UK is only bright spot for Proact as acquisition boosts revenue
European storage VAR saw revenues and profits fall across all regions except the UK in H1 results
The UK was the only region to show growth for Proact for the first half of this year, as the VAR blames declining revenues and profits on longer sales cycles and ongoing chip shortages.
The Stockholm-based Dell, NetApp and Pure Storage partner suffered a three per cent drop in group revenues for its six months ending 30 June to SEK 1772.1m (£147.97m), while EBITA fell by 11 per cent to SEK 87.6m.
Business fell across all but one of Proact's regions between January and June this year with the UK proving to be the only bright spot in its business.
UK revenues bucked the trend and grew by 34 per cent during the first six months of the year to SEK 358m, while profits grew by 24 per cent to SEK 22.7m.

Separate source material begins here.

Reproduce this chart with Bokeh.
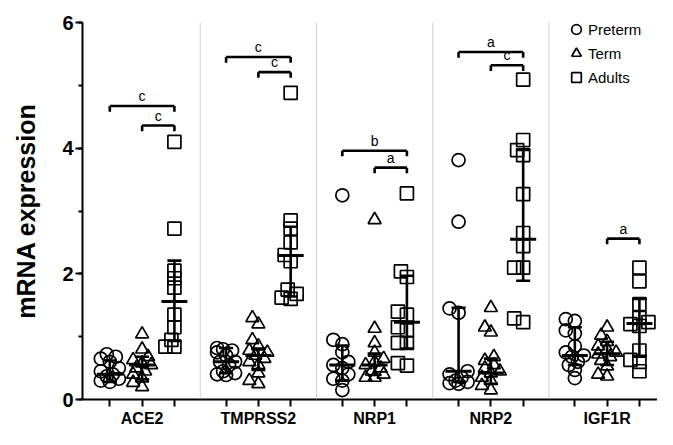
import math
from bokeh.plotting import figure
from bokeh.models import (Range1d, FixedTicker, SingleIntervalTicker, Span, Legend, LegendItem)
from bokeh.core.properties import value
from bokeh.embed import file_html
from bokeh.resources import INLINE

genes = ["ACE2", "TMPRSS2", "NRP1", "NRP2", "IGF1R"]
groups = ["Preterm", "Term", "Adults"]

preterm = [
    [0.72, 0.68, 0.65, 0.6, 0.5, 0.45, 0.4, 0.37, 0.33, 0.3, 0.28],
    [0.82, 0.8, 0.78, 0.75, 0.7, 0.6, 0.6, 0.55, 0.45, 0.42, 0.4, 0.39],
    [3.25, 0.95, 0.88, 0.75, 0.6, 0.55, 0.5, 0.4, 0.33, 0.3, 0.15],
    [3.81, 2.83, 1.45, 1.38, 0.45, 0.4, 0.35, 0.3, 0.28, 0.26, 0.25],
    [1.28, 1.25, 1.1, 1.05, 0.85, 0.75, 0.7, 0.68, 0.6, 0.55, 0.47, 0.34],
]
term = [
    [1.04, 0.8, 0.68, 0.63, 0.58, 0.55, 0.5, 0.45, 0.4, 0.34, 0.27, 0.2],
    [1.3, 1.2, 0.95, 0.85, 0.78, 0.75, 0.7, 0.65, 0.6, 0.55, 0.42, 0.3, 0.25],
    [2.86, 1.13, 0.9, 0.75, 0.65, 0.6, 0.55, 0.5, 0.45, 0.4, 0.35, 0.35],
    [1.46, 1.15, 1.07, 0.68, 0.62, 0.55, 0.5, 0.45, 0.42, 0.35, 0.3, 0.22, 0.15],
    [1.15, 1.02, 0.92, 0.85, 0.8, 0.75, 0.72, 0.68, 0.62, 0.53, 0.4, 0.37],
]
adults = [
    [4.1, 2.72, 2.05, 1.93, 1.78, 1.35, 1.15, 0.95, 0.84, 0.84],
    [4.88, 2.85, 2.72, 2.5, 2.3, 2.2, 1.75, 1.68, 1.62, 1.6],
    [3.28, 2.04, 1.95, 1.4, 1.35, 1.15, 1.1, 0.9, 0.9, 0.58, 0.54],
    [5.09, 4.13, 3.97, 3.89, 3.27, 2.65, 2.44, 2.1, 2.1, 1.29, 1.23],
    [2.1, 1.88, 1.52, 1.3, 1.23, 1.17, 1.2, 0.78, 0.63, 0.6, 0.45],
]
# median and interquartile range per gene: [preterm, term, adults]
medians = [[0.40, 0.55, 1.56], [0.60, 0.70, 2.29], [0.55, 0.55, 1.23], [0.45, 0.42, 2.55], [0.70, 0.73, 1.21]]
q1s = [[0.28, 0.32, 0.93], [0.42, 0.47, 1.64], [0.30, 0.39, 0.81], [0.28, 0.25, 1.89], [0.55, 0.55, 0.68]]
q3s = [[0.62, 0.68, 2.21], [0.82, 0.81, 2.75], [0.86, 0.73, 1.97], [1.46, 0.65, 3.97], [1.15, 0.92, 1.60]]
# significance brackets: gene index, from group, to group, height, label
br_gene = [0, 0, 1, 1, 2, 2, 3, 3, 4]
br_from = [0, 1, 0, 1, 0, 1, 0, 1, 1]
br_to = [2, 2, 2, 2, 2, 2, 2, 2, 2]
br_y = [4.67, 4.36, 5.45, 5.21, 3.96, 3.69, 5.53, 5.32, 2.56]
br_label = ["c", "c", "c", "c", "b", "a", "a", "c", "a"]

# layout
SUB = 5      # spacing between groups within gene
GENE = 18    # spacing between genes
W, H = 657, 429
BL, BR, BT, BB = 82, 0, 22, 29
x0, x1 = -4.23, 84.8
y0, y1 = 0, 6
px_x = (W - BL - BR) / (x1 - x0)
px_y = (H - BT - BB) / (y1 - y0)

def pos(g, k):
    return g * GENE + k * SUB

def swarm(vals, d=7.5, step=3.0, maxoff=10):
    cands = [0.0]
    k = 1
    while k * step <= maxoff:
        cands += [-k * step, k * step]
        k += 1
    placed = []
    offs = [0.0] * len(vals)
    order = sorted(range(len(vals)), key=lambda i: vals[i])
    for i in order:
        yp = vals[i] * px_y
        best, bestd = 0.0, -1
        for c in cands:
            md = min((math.hypot(c - a, yp - b) for a, b in placed), default=1e9)
            if md >= d:
                best = c
                break
            if md > bestd:
                bestd, best = md, c
        offs[i] = best
        placed.append((best, yp))
    return [o / px_x for o in offs]

p = figure(width=W, height=H, output_backend="svg", toolbar_location=None,
           x_range=Range1d(x0, x1), y_range=Range1d(y0, y1),
           min_border_left=BL, min_border_right=BR, min_border_top=BT, min_border_bottom=BB)
p.outline_line_color = None
p.xgrid.visible = False
p.ygrid.visible = False

FONT = "Liberation Sans"

# dividers
for g in range(len(genes) - 1):
    p.add_layout(Span(location=(pos(g, 2) + pos(g + 1, 0)) / 2, dimension="height",
                      line_color="#a0a0a0", line_width=1, line_dash="1 1"))

markers = ["circle", "triangle", "square"]
series = [preterm, term, adults]
renderers = []
for k, data in enumerate(series):
    xs, ys = [], []
    for g in range(len(genes)):
        offs = swarm(data[g])
        xs += [pos(g, k) + o for o in offs]
        ys += data[g]
    r = p.scatter(xs, ys, marker=markers[k], size=13, fill_alpha=0,
                  line_color="black", line_width=1.7)
    renderers.append(r)

# median + IQR
ex, elo, ehi, emed = [], [], [], []
for g in range(len(genes)):
    for k in range(3):
        ex.append(pos(g, k))
        elo.append(q1s[g][k])
        ehi.append(q3s[g][k])
        emed.append(medians[g][k])
p.segment(ex, elo, ex, ehi, line_color="black", line_width=2.6)
p.scatter(ex, emed, marker="dash", size=26, line_color="black", line_width=3)
p.scatter(ex + ex, elo + ehi, marker="dash", size=14, line_color="black", line_width=2.6)

# brackets
tip = 0.09
bx0 = [pos(g, a) for g, a in zip(br_gene, br_from)]
bx1 = [pos(g, b) for g, b in zip(br_gene, br_to)]
p.segment(bx0, br_y, bx1, br_y, line_color="black", line_width=2.6)
p.segment(bx0, br_y, bx0, [y - tip for y in br_y], line_color="black", line_width=2.6)
p.segment(bx1, br_y, bx1, [y - tip for y in br_y], line_color="black", line_width=2.6)
p.text([(a + b) / 2 for a, b in zip(bx0, bx1)], br_y, text=br_label,
       text_font=value(FONT), text_font_size="14px", text_align="center",
       text_baseline="bottom", y_offset=-2, text_color="black")

# axes
for ax in (p.xaxis[0], p.yaxis[0]):
    ax.axis_line_color = "black"
    ax.major_tick_line_color = "black"
    ax.minor_tick_line_color = "black"
    ax.major_label_text_color = "black"
    ax.axis_label_text_color = "black"
    ax.axis_line_width = 2
    ax.major_tick_line_width = 2
    ax.minor_tick_line_width = 2
    ax.major_label_text_font = FONT
    ax.major_label_text_font_style = "bold"

xa = p.xaxis[0]
xa.ticker = FixedTicker(ticks=[pos(g, k) for g in range(len(genes)) for k in range(3)])
xa.major_label_overrides = {pos(g, k): (genes[g] if k == 1 else "") for g in range(len(genes)) for k in range(3)}
xa.major_label_text_font_size = "16px"
xa.major_label_standoff = 3
xa.major_tick_in = 0
xa.major_tick_out = 7
xa.minor_tick_line_color = None

ya = p.yaxis[0]
ya.ticker = SingleIntervalTicker(interval=2, num_minor_ticks=2)
ya.axis_label = "mRNA expression"
ya.axis_label_text_font = FONT
ya.axis_label_text_font_style = "bold"
ya.axis_label_text_font_size = "25px"
ya.axis_label_standoff = 19
ya.major_label_text_font_size = "20px"
ya.major_label_standoff = 2
ya.major_tick_in = 0
ya.major_tick_out = 7
ya.minor_tick_in = 0
ya.minor_tick_out = 4

legend = Legend(items=[LegendItem(label=groups[k], renderers=[renderers[k]]) for k in range(3)],
                location=(482, 310), orientation="vertical",
                glyph_width=24, glyph_height=24, spacing=0, padding=0, margin=0,
                label_standoff=-4, label_text_font=FONT, label_text_font_size="15px",
                label_text_color="black",
                border_line_color=None, background_fill_alpha=0)
p.add_layout(legend)

open("out.html", "w").write(file_html(p, INLINE))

The business was bolstered by its acquisition of Manchester-based Cetus Solutions, while organic revenues grew by 19 per cent, Proact claims.
The business benefited from "some major deals" but also from an easy compare with the first half of 2020 when the Covid pandemic first hit Europe.
"System" revenues grew by 69 per cent in the UK, while Services grew by a more modest five per cent.
Proact CEO Jonas Hasselberg said that the wider Proact group, which operates across the Nordics, Baltics, Benelux, Spain, Czech Republic and Germany, was negatively affected in Q2 by longer sales cycles and the ongoing chip shortage affecting the global IT market.
"Many customers are now careful regarding investment decisions, as it remains unclear how ways of working and structure will change in the longer run," said Hasselberg.
"Our continued view is that the declines primarily are related to longer sales cycles rather than lost business, and that we continue to have a strong position on a growing market."